I was taken with the motivation for this project from the start, and I loved Clark’s introductory essay, but I found the first couple of pieces to be dispiriting. The whole collection, but especially the selections by the Jewish contributors, gives a lot of attention to the Jewish and Palestinian conflict in Israel. It’s an important and complex topic that ought to be addressed in a collection like this, yet I was distressed when the first couple of essayists talked about anti-Jewish education among Arabs and suggested that Arabs would destroy Israel if Israel put down its arms. They may very well be right—anti-Semitism is real, and anti-Israel sentiments are strong. But this accusatory stance is not likely to bring about any progress. These writers made some other excellent points, but the finger-pointing was troubling.
In most of the essays, however, the writers are just as critical of their own traditions as they are of others; in fact, they are usually more critical of their own and express a longing for their fellow believers to learn to see God in everyone. They cite teachings in the Torah, the Bible, and the Koran, as well as the words of great thinkers in their traditions, as evidence that respect, tolerance, and love for all people are central to their faith. When we remember, for example, the Old Testament teaching that all people are made in the image of God, it becomes impossible to defend acts of violence against others. If every other person contains the image of God, to treat them with disrespect in the name of God is nonsense.

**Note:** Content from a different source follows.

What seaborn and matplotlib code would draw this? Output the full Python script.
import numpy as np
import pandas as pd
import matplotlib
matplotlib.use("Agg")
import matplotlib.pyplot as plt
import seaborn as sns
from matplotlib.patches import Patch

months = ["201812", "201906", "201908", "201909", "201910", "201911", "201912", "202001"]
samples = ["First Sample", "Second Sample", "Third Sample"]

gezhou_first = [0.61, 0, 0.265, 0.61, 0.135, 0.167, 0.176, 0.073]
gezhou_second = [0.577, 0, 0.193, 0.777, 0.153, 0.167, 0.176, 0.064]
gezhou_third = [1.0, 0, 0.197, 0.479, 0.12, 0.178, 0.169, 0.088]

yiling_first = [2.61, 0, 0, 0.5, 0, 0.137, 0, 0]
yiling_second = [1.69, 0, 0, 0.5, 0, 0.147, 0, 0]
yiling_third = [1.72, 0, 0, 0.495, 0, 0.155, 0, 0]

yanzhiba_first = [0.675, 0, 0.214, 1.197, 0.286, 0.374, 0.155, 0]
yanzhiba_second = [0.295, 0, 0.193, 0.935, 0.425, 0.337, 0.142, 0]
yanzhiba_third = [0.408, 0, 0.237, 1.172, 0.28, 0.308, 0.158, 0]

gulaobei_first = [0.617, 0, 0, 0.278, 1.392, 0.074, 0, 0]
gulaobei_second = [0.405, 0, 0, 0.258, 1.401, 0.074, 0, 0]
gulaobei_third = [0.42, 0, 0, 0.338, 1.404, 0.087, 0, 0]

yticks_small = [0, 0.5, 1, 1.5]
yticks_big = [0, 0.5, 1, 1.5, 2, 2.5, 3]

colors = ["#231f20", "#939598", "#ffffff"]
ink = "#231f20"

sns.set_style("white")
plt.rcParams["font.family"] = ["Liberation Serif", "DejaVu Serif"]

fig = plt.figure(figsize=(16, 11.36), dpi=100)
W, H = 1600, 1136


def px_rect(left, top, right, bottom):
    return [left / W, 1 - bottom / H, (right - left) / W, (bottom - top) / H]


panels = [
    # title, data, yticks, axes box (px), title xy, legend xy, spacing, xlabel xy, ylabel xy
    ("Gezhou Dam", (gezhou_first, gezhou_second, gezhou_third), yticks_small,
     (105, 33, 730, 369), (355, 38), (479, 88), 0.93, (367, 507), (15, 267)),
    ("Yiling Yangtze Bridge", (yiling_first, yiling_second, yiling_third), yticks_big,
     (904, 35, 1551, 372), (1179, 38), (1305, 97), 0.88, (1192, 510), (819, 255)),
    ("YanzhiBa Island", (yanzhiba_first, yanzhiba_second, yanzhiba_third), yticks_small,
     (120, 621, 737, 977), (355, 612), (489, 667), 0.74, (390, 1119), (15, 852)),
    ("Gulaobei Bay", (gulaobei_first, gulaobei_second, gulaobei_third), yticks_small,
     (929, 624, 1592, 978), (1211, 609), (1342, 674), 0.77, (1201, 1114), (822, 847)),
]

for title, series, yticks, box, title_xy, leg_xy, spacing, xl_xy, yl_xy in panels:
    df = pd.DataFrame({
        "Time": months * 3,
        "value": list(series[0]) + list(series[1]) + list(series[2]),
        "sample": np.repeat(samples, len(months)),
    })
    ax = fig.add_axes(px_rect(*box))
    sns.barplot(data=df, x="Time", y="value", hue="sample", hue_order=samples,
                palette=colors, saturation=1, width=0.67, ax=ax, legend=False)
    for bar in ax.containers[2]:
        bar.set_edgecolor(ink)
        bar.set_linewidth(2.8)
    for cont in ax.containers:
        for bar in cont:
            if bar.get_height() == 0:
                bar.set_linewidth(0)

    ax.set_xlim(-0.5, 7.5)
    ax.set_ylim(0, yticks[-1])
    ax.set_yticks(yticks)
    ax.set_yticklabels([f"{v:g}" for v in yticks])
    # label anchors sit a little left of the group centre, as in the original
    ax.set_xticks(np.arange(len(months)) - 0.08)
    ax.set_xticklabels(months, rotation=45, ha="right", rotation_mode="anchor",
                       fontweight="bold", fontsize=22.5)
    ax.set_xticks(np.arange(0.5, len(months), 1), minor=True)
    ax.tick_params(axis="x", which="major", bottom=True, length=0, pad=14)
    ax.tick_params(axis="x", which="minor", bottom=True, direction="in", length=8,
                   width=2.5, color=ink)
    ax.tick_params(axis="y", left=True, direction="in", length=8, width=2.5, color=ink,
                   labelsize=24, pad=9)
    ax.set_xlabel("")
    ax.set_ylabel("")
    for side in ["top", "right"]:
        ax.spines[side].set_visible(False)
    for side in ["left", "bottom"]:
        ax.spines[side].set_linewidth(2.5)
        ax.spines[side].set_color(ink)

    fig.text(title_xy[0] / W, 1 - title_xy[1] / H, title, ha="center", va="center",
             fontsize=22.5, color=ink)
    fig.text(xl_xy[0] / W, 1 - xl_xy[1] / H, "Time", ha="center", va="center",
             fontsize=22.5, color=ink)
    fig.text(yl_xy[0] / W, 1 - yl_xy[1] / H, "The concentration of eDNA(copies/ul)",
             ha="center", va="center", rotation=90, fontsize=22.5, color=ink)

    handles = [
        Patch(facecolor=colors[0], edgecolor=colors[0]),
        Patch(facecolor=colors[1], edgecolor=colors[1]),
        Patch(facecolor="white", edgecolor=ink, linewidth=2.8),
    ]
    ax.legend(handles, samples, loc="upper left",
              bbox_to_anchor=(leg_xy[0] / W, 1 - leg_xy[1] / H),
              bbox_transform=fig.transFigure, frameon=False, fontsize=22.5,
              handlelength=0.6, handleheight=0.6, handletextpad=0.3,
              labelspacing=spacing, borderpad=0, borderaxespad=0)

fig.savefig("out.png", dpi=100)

For the most part, these writers are not promoting an idea of tolerance in which all beliefs are perceived as equally right and equally good. One recurring theme is the idea that the word tolerance implies that there is something about which we disagree. Given that some interfaith and ecumenical movements can tend toward teaching that all religions are the same despite their contradictions, I appreciate that these writers leave room for disagreement, even while teaching respect and even love for those whose beliefs are different. Among the keys to navigating the tension are the recognition of God’s love for everyone, the belief that religious faith cannot come through coercion, and a sense of humility about the ways we may be wrong.
Most of the essays made compelling arguments for religious freedom and tolerance, and it was a pleasure to see intelligent believers come at these questions from so many different perspectives. Not all the pieces were equally strong—Jimmy Carter’s essay was cobbled together from earlier published writings, and thus feels less coherent. The middle section on women’s freedom seemed especially out-of-place because as important as this topic is, it wasn’t a focus of this book. I felt a similar sense of disconnect when reading Rana Husseini’s compelling essay about honor killings. It was a good piece, but it felt like it didn’t belong. Despite the writers’ differences, the other essays covered many of the same themes and made interconnected arguments, and the focus on this one issue, rather than on religious tolerance in general, seemed odd to me. Overall, however, I’m glad that this book exists and that people have a chance to see these diverse voices speaking as one on the importance of religious freedom and tolerance.